Long before it became fashionable, Croonquist was a radical “gender-bender”. For five years in the 1970s he lived in a communal house of gay and trans activists at 18th and Castro, working closely with Harvey Milk and the community of artists (the Angels of Light, Kaliflower Commune and Hula Palace) that were defining the modern gay liberation movement. He inherited Martin Worman’s Cockette archives which he donated to the New York Library for the Performing Arts. The collection includes 90 hours of taped interviews, including a deathbed interview with disco star Sylvester James. He was the executive producer of the prize-winning documentary, The Cockettes (2002).

Croonquist’s professional life was in the trenches, an openly gay teacher in the borough of Queens, NY, in a high school populated by immigrants and the BIPOC community. He developed curricula that inventively connected immigrant and BIPOC students to the broad agenda of not only LBGTQ issues but global literature and culture, world peace and environmental sustainability. From that work he founded Youth Arts New York whose signature initiative Hibakusha Stories (www.youthartsnewyork.org, www.hibakushastories.org) brought over 100 atomic bomb survivors to over 45,000 students in New York and worldwide, always making the connection between the oppression of the LGBTQ+, racism, colonialism and militarism. He is a member of the International Campaign to Abolish Nuclear Weapons, which was awarded the Nobel Peace Prize in 2017 and is an active member of Rise and Resist and Gays Against Guns.
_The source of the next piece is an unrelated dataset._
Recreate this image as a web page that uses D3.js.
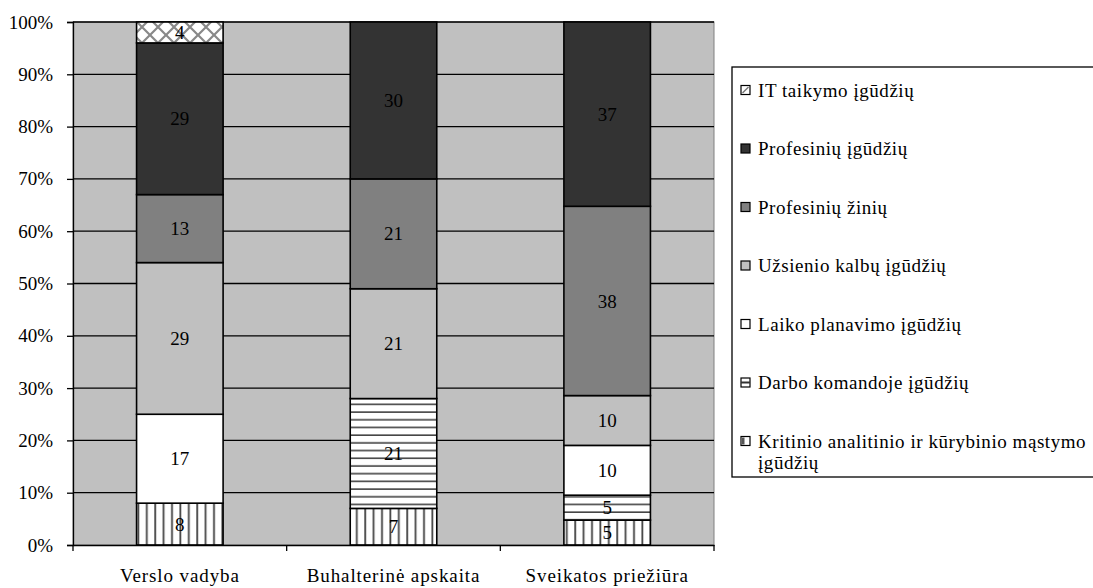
<!DOCTYPE html>
<html>
<head>
<meta charset="utf-8">
<script src="https://cdn.jsdelivr.net/npm/d3@7"></script>
<style>
  html, body { margin: 0; padding: 0; background: #fff; }
  svg { display: block; }
  svg text { font-family: "Liberation Serif", "Times New Roman", serif; }
</style>
</head>
<body>
<svg id="chart" width="1093" height="588"></svg>
<script>
// Study programmes shown on the x axis
const categories = ["Verslo vadyba", "Buhalterinė apskaita", "Sveikatos priežiūra"];

// Skill groups, stacked from the bottom up
const seriesNames = [
  "Kritinio analitinio ir kūrybinio mąstymo įgūdžių",
  "Darbo komandoje įgūdžių",
  "Laiko planavimo įgūdžių",
  "Užsienio kalbų įgūdžių",
  "Profesinių žinių",
  "Profesinių įgūdžių",
  "IT taikymo įgūdžių"
];

// Counts per programme, one array per skill group (same order as categories)
const kritinio    = [8, 7, 5];
const darbo       = [0, 21, 5];
const laiko       = [17, 0, 10];
const uzsienio    = [29, 21, 10];
const profZiniu   = [13, 21, 38];
const profIgudziu = [29, 30, 37];
const itTaikymo   = [4, 0, 0];

const seriesValues = [kritinio, darbo, laiko, uzsienio, profZiniu, profIgudziu, itTaikymo];

const yTicks = [0, 0.1, 0.2, 0.3, 0.4, 0.5, 0.6, 0.7, 0.8, 0.9, 1];

// Legend lines (last one wraps)
const legendLines = {
  "Kritinio analitinio ir kūrybinio mąstymo įgūdžių": ["Kritinio analitinio ir kūrybinio mąstymo", "įgūdžių"]
};

const FONT = "'Liberation Serif', 'Times New Roman', serif";
const FS = 19;
const SPACING = "0.9px";
const LEGEND_SPACING = "0.55px";

// Rows for the stack layout
const rows = categories.map((c, i) => {
  const r = { category: c };
  seriesNames.forEach((s, j) => { r[s] = seriesValues[j][i]; });
  return r;
});

const stacked = d3.stack()
  .keys(seriesNames)
  .offset(d3.stackOffsetExpand)(rows);

const svg = d3.select("#chart");

const plot = { left: 73, right: 714, top: 22, bottom: 545 };

const x = d3.scaleBand().domain(categories).range([plot.left, plot.right]).padding(0);
const barW = x.bandwidth() * 0.405;
const y = d3.scaleLinear().domain([0, 1]).range([plot.bottom, plot.top]);

// Fill patterns
const defs = svg.append("defs");

const pv = defs.append("pattern").attr("id", "pat-vert")
  .attr("patternUnits", "userSpaceOnUse").attr("width", 8.4).attr("height", 8);
pv.append("rect").attr("width", 8.4).attr("height", 8).attr("fill", "#fff");
pv.append("line").attr("x1", 4).attr("x2", 4).attr("y1", 0).attr("y2", 8)
  .attr("stroke", "#444").attr("stroke-width", 1.8);

const ph = defs.append("pattern").attr("id", "pat-horz")
  .attr("patternUnits", "userSpaceOnUse").attr("width", 8).attr("height", 7.7);
ph.append("rect").attr("width", 8).attr("height", 7.7).attr("fill", "#fff");
ph.append("line").attr("x1", 0).attr("x2", 8).attr("y1", 4).attr("y2", 4)
  .attr("stroke", "#444").attr("stroke-width", 1.6);

const pc = defs.append("pattern").attr("id", "pat-cross")
  .attr("patternUnits", "userSpaceOnUse").attr("width", 16).attr("height", 16)
  .attr("x", 6).attr("y", 3);
pc.append("rect").attr("width", 16).attr("height", 16).attr("fill", "#fff");
pc.append("path").attr("d", "M0,0L16,16M16,0L0,16")
  .attr("stroke", "#888").attr("stroke-width", 2.2).attr("fill", "none");

const fills = {
  "Kritinio analitinio ir kūrybinio mąstymo įgūdžių": "url(#pat-vert)",
  "Darbo komandoje įgūdžių": "url(#pat-horz)",
  "Laiko planavimo įgūdžių": "#ffffff",
  "Užsienio kalbų įgūdžių": "#c0c0c0",
  "Profesinių žinių": "#808080",
  "Profesinių įgūdžių": "#333333",
  "IT taikymo įgūdžių": "url(#pat-cross)"
};

// Plot background
svg.append("rect")
  .attr("x", plot.left).attr("y", plot.top)
  .attr("width", plot.right - plot.left).attr("height", plot.bottom - plot.top)
  .attr("fill", "#c0c0c0").attr("stroke", "#808080").attr("stroke-width", 1);

// Horizontal gridlines
svg.append("g").selectAll("line").data(yTicks.filter(t => t > 0))
  .join("line")
  .attr("x1", plot.left).attr("x2", plot.right)
  .attr("y1", d => y(d)).attr("y2", d => y(d))
  .attr("stroke", "#000").attr("stroke-width", 1.3);

// Stacked bars
const layers = svg.append("g").selectAll("g").data(stacked).join("g");

layers.selectAll("rect")
  .data(d => d.map(seg => ({ key: d.key, seg })).filter(e => e.seg[1] - e.seg[0] > 0))
  .join("rect")
  .attr("x", d => x(d.seg.data.category) + (x.bandwidth() - barW) / 2)
  .attr("y", d => y(d.seg[1]))
  .attr("width", barW)
  .attr("height", d => y(d.seg[0]) - y(d.seg[1]))
  .attr("fill", d => fills[d.key])
  .attr("stroke", "#000").attr("stroke-width", 1.6);

// Segment value labels
const labels = [];
stacked.forEach(layer => {
  layer.forEach(seg => {
    const v = seg.data[layer.key];
    if (v > 0) labels.push({ v, cat: seg.data.category, mid: (seg[0] + seg[1]) / 2 });
  });
});
svg.append("g").selectAll("text").data(labels).join("text")
  .attr("x", d => x(d.cat) + x.bandwidth() / 2)
  .attr("y", d => y(d.mid))
  .attr("dy", "0.35em")
  .attr("text-anchor", "middle")
  .style("font-family", FONT).style("font-size", FS + "px")
  .attr("fill", "#000")
  .text(d => d.v);

// Y axis
const yAxis = svg.append("g")
  .attr("transform", `translate(${plot.left},0)`)
  .call(d3.axisLeft(y).tickValues(yTicks).tickFormat(d3.format(".0%")).tickSize(6).tickPadding(14));
yAxis.attr("font-family", null).attr("font-size", null);
yAxis.select(".domain").attr("stroke", "#000").attr("stroke-width", 1.3);
yAxis.selectAll(".tick line").attr("stroke", "#000").attr("stroke-width", 1.3);
yAxis.selectAll("text").style("font-family", FONT).style("font-size", FS + "px").attr("fill", "#000");

// X axis
const xAxis = svg.append("g")
  .attr("transform", `translate(0,${plot.bottom})`)
  .call(d3.axisBottom(x).tickSize(0).tickPadding(24));
xAxis.attr("font-family", null).attr("font-size", null);
xAxis.select(".domain").attr("stroke", "#000").attr("stroke-width", 1.3);
xAxis.selectAll("text").style("font-family", FONT).style("font-size", FS + "px")
  .style("letter-spacing", SPACING).attr("fill", "#000");

// Category boundary ticks
const bounds = categories.map(c => x(c)).concat([x(categories[categories.length - 1]) + x.bandwidth()]);
svg.append("g").selectAll("line").data(bounds).join("line")
  .attr("x1", d => d).attr("x2", d => d)
  .attr("y1", plot.bottom).attr("y2", plot.bottom + 6)
  .attr("stroke", "#000").attr("stroke-width", 1.3);

// Legend
const legend = svg.append("g");
legend.append("rect")
  .attr("x", 732).attr("y", 67).attr("width", 420).attr("height", 410)
  .attr("fill", "#fff").attr("stroke", "#000").attr("stroke-width", 1.3);

const legendOrder = seriesNames.slice().reverse();
const legendStep = 58.5;

const items = legend.selectAll("g.item").data(legendOrder).join("g")
  .attr("class", "item")
  .attr("transform", (d, i) => `translate(741,${90 + i * legendStep})`);

// Swatch base
const swatchFill = {
  "Kritinio analitinio ir kūrybinio mąstymo įgūdžių": "#fff",
  "Darbo komandoje įgūdžių": "#fff",
  "IT taikymo įgūdžių": "#fff"
};
items.append("rect")
  .attr("x", 0).attr("y", -4.5).attr("width", 9).attr("height", 9)
  .attr("fill", d => swatchFill[d] || fills[d])
  .attr("stroke", "#000").attr("stroke-width", 1.2);

// Swatch hatch hints
items.filter(d => d === "IT taikymo įgūdžių").append("line")
  .attr("x1", 1.5).attr("y1", 3).attr("x2", 7.5).attr("y2", -3)
  .attr("stroke", "#777").attr("stroke-width", 1.5);
items.filter(d => d === "Darbo komandoje įgūdžių").append("line")
  .attr("x1", 0).attr("y1", 0).attr("x2", 9).attr("y2", 0)
  .attr("stroke", "#333").attr("stroke-width", 2);
items.filter(d => d === "Kritinio analitinio ir kūrybinio mąstymo įgūdžių").append("rect")
  .attr("x", 1).attr("y", -3.5).attr("width", 2.5).attr("height", 7)
  .attr("fill", "#555");

items.append("text")
  .attr("x", 17).attr("y", 0)
  .style("font-family", FONT).style("font-size", FS + "px")
  .style("letter-spacing", LEGEND_SPACING)
  .attr("fill", "#000")
  .each(function(d) {
    const lines = legendLines[d] || [d];
    const t = d3.select(this);
    lines.forEach((ln, k) => {
      t.append("tspan").attr("x", 17).attr("dy", k === 0 ? "0.35em" : 21).text(ln);
    });
  });
</script>
</body>
</html>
In 2019, he was led the logistics team for the 2019 Queer Liberation March and Rally on the Great Lawn of Central Park, marking the 50th anniversary of the Stonewall Rebellion and notably featuring the voices of the transgender and BIPOC communities.

I am glad that your committee can recognize more than one person to embody your broad mission. You may want to recognize others who have contributed financially, legislatively, or creatively, but Robert Croonquist is an ideal person (among others) to recognize on this occasion, the fiftieth anniversary. He helped lay the foundations on which Stanford Pride has flourished.